**Recorded information:**
******************************

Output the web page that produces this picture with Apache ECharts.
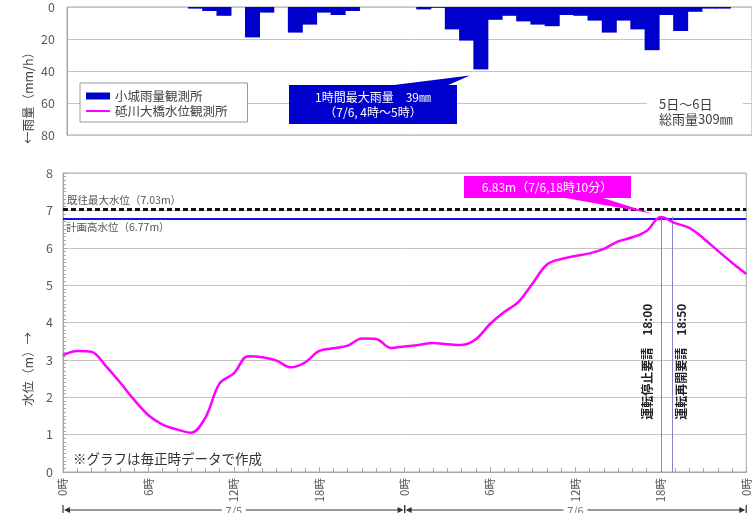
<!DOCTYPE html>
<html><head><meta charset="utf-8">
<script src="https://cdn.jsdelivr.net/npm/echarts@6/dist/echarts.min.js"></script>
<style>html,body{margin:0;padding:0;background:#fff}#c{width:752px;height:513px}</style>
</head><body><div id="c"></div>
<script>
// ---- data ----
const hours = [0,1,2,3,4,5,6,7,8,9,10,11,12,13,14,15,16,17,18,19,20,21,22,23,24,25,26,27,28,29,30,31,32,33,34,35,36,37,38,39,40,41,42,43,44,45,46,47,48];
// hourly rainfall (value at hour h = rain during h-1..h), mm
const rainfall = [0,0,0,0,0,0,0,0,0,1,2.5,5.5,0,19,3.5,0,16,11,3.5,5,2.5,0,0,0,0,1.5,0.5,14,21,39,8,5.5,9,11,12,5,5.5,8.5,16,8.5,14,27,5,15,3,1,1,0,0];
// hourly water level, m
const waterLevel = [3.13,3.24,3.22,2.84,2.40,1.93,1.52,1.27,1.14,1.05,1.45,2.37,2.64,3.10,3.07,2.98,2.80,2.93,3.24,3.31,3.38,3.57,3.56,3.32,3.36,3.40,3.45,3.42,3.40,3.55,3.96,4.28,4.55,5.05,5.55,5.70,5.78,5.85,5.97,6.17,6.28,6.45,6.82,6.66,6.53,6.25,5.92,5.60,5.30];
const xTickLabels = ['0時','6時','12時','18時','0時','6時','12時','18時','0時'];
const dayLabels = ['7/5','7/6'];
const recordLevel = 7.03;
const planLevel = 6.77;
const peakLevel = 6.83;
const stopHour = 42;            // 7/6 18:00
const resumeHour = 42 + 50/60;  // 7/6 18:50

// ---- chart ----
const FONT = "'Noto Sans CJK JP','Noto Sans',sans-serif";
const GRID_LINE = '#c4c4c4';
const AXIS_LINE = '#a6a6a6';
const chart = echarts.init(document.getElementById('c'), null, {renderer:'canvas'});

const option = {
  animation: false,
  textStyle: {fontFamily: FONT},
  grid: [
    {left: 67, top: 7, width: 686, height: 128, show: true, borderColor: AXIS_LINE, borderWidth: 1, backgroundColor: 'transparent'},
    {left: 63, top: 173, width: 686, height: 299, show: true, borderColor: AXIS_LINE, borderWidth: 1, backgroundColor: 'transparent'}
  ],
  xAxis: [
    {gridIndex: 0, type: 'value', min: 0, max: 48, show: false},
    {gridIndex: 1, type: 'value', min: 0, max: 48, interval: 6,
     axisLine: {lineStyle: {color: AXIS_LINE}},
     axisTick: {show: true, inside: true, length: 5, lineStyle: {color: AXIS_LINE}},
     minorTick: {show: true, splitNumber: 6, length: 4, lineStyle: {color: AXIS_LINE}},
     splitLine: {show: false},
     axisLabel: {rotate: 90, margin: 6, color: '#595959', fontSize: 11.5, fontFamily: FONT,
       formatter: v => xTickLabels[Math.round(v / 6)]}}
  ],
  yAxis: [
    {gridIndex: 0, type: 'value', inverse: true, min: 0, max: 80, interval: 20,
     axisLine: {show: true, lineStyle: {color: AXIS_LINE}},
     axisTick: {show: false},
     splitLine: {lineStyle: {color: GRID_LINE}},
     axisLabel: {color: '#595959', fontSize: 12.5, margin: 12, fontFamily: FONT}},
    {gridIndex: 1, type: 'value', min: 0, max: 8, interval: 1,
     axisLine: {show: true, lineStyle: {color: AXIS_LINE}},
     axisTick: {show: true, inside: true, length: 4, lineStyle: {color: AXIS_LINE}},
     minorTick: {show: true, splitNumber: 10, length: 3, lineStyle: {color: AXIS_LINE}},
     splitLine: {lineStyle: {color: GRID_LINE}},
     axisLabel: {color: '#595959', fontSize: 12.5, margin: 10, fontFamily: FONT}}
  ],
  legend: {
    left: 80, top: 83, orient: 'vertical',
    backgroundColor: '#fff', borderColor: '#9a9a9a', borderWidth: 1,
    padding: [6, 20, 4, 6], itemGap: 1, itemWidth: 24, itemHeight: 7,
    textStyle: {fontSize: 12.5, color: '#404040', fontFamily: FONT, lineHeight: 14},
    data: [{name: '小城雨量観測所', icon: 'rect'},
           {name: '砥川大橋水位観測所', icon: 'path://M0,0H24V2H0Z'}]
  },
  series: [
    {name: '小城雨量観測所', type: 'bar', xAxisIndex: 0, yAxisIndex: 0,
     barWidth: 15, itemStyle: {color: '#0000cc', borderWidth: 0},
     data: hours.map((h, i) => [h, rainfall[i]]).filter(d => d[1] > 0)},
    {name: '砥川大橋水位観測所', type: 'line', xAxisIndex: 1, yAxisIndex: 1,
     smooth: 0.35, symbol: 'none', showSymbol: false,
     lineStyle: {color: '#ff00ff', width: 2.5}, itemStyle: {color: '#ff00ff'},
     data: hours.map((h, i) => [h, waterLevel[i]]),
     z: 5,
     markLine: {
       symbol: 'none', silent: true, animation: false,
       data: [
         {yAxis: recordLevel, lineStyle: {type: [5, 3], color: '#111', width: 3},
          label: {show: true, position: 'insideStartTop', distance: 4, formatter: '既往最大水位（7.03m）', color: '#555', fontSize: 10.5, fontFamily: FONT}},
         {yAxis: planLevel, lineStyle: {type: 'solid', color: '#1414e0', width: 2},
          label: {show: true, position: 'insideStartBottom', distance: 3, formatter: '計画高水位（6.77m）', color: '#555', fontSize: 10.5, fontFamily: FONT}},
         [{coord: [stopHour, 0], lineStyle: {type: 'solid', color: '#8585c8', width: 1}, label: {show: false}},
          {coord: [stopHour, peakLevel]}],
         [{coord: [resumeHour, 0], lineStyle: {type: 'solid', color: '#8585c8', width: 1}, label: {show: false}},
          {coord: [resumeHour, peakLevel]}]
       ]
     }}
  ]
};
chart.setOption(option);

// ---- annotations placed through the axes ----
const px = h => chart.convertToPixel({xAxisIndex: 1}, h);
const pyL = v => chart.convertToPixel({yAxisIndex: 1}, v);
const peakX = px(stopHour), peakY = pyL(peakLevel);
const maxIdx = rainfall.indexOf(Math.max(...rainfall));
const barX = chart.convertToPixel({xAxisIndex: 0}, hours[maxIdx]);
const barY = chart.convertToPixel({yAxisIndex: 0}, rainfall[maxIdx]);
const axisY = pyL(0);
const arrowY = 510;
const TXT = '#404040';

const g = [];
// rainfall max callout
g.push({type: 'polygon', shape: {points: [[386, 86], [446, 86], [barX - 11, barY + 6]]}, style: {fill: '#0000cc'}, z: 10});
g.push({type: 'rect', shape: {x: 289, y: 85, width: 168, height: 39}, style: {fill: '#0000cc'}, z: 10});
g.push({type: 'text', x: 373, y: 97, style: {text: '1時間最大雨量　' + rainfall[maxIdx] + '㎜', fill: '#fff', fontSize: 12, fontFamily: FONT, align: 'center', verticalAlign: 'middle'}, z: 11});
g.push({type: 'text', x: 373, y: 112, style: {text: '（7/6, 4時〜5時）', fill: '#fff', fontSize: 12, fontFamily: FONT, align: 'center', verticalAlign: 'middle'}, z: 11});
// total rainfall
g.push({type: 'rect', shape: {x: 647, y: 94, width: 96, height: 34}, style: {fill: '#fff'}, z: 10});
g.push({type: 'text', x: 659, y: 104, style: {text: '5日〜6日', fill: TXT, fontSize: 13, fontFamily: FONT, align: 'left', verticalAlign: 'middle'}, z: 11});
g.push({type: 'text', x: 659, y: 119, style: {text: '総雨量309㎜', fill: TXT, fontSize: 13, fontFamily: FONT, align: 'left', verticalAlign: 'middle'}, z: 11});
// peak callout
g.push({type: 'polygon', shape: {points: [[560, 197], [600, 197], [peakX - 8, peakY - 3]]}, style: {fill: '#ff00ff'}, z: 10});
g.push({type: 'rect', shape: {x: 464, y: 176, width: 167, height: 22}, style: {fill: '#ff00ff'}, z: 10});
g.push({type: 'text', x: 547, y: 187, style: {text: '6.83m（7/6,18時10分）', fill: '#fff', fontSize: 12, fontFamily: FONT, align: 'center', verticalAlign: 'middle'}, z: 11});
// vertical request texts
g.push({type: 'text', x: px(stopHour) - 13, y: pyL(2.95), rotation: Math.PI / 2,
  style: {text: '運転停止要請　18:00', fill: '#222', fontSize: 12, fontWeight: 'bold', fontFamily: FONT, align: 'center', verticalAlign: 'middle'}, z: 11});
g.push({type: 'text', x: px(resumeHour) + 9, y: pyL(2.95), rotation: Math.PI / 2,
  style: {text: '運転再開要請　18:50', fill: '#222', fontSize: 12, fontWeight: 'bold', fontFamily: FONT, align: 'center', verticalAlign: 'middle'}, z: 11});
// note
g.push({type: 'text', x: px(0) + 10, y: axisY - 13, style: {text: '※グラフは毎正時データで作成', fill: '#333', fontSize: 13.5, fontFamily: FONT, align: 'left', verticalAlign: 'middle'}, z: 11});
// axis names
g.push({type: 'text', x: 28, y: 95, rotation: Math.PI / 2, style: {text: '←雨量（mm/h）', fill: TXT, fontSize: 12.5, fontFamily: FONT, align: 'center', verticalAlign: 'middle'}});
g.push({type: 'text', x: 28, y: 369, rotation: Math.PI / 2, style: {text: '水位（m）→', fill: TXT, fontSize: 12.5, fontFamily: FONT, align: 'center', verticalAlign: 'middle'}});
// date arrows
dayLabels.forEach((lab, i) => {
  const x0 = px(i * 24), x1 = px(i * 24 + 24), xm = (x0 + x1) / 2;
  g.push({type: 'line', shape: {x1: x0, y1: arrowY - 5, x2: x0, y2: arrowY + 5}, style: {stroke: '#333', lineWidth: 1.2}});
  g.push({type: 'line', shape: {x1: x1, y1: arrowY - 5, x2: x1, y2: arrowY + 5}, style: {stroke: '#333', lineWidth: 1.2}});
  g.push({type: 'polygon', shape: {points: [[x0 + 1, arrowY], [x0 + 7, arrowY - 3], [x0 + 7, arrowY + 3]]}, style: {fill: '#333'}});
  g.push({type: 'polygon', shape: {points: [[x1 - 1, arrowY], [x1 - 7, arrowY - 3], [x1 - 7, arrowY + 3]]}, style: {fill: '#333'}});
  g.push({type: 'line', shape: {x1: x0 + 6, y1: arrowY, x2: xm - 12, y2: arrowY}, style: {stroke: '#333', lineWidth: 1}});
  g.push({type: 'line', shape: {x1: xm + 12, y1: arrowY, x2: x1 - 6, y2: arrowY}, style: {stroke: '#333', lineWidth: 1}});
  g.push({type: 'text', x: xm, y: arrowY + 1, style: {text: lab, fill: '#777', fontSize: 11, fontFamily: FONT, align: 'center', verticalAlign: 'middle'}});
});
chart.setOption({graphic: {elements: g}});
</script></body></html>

******************************

**Your goal:** Starting at the top of the listing above, please restate word for word each line up to and including the one that holds "const resumeHour = 42", omitting every image.

**Solution to this task:**
Output the web page that produces this picture with Apache ECharts.
<!DOCTYPE html>
<html><head><meta charset="utf-8">
<script src="https://cdn.jsdelivr.net/npm/echarts@6/dist/echarts.min.js"></script>
<style>html,body{margin:0;padding:0;background:#fff}#c{width:752px;height:513px}</style>
</head><body><div id="c"></div>
<script>
// ---- data ----
const hours = [0,1,2,3,4,5,6,7,8,9,10,11,12,13,14,15,16,17,18,19,20,21,22,23,24,25,26,27,28,29,30,31,32,33,34,35,36,37,38,39,40,41,42,43,44,45,46,47,48];
// hourly rainfall (value at hour h = rain during h-1..h), mm
const rainfall = [0,0,0,0,0,0,0,0,0,1,2.5,5.5,0,19,3.5,0,16,11,3.5,5,2.5,0,0,0,0,1.5,0.5,14,21,39,8,5.5,9,11,12,5,5.5,8.5,16,8.5,14,27,5,15,3,1,1,0,0];
// hourly water level, m
const waterLevel = [3.13,3.24,3.22,2.84,2.40,1.93,1.52,1.27,1.14,1.05,1.45,2.37,2.64,3.10,3.07,2.98,2.80,2.93,3.24,3.31,3.38,3.57,3.56,3.32,3.36,3.40,3.45,3.42,3.40,3.55,3.96,4.28,4.55,5.05,5.55,5.70,5.78,5.85,5.97,6.17,6.28,6.45,6.82,6.66,6.53,6.25,5.92,5.60,5.30];
const xTickLabels = ['0時','6時','12時','18時','0時','6時','12時','18時','0時'];
const dayLabels = ['7/5','7/6'];
const recordLevel = 7.03;
const planLevel = 6.77;
const peakLevel = 6.83;
const stopHour = 42;            // 7/6 18:00
const resumeHour = 42 + 50/60;  // 7/6 18:50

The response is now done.